Review: "Augustown" by Kei Miller


I had a great time reading Kei Miller’s Augustown. It is an engaging novel filled with precise prose and crackling dialogue that flows easy across the wrinkles in my mind. But what it gives us in those regards can’t distract from what it doesn’t have, and that is a firm grip on story and narrative. It attempts to cram a lot of mythos, history and a wife range of people into the small space of a 239-page novel. It has been done before and has been thought provoking in other books, but that is not the case here. I always felt Miller was playing with big ideas, and by the end I can’t help but think he held back quite a bit. I picked this book up based on its settings and its recommendation on the back from Marlon James, and sure enough it is very much like his first two novels John Crow’s Devil and The Book of Night Women, both all right books that pale in comparison to his flash of brilliance that was A Brief History of Seven Killings. The novel tells two stories that, now that I think of it, really should have been one. First, Miller trains his eye on the character of Ma Taffey, an old blind woman who acts as a godmother to the rest of the town and a lynch pin of the book’s events. Kaia, a young boy, comes to her door crying because his beloved dreadlocks have been forcibly cut off.
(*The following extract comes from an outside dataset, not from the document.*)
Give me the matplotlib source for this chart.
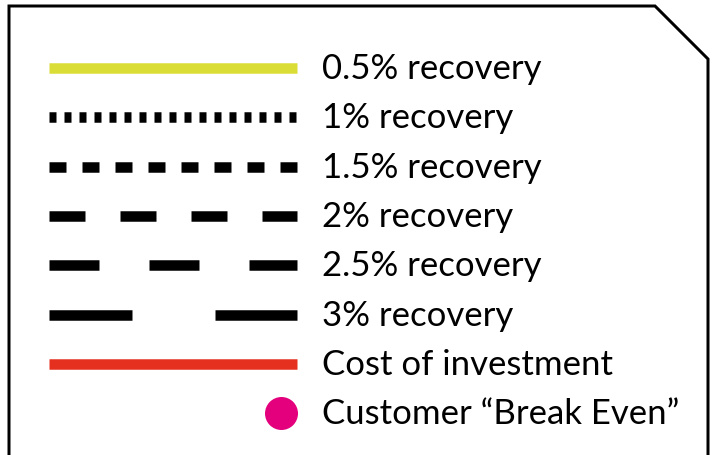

She sits him down and tells him the story of The Flying Preacherman, a local legend of a preacher who claimed to fly who was oppressed by the local government. This section feels quite out of place, and it isn’t until we leave the past and focus on the present, which takes place in a single day and tells the tragic story of Gina, Kaia’s mother and what leads to the book’s violent final few pages. This is a book full of wonder with a firm grip on the past and present, and something worth looking at.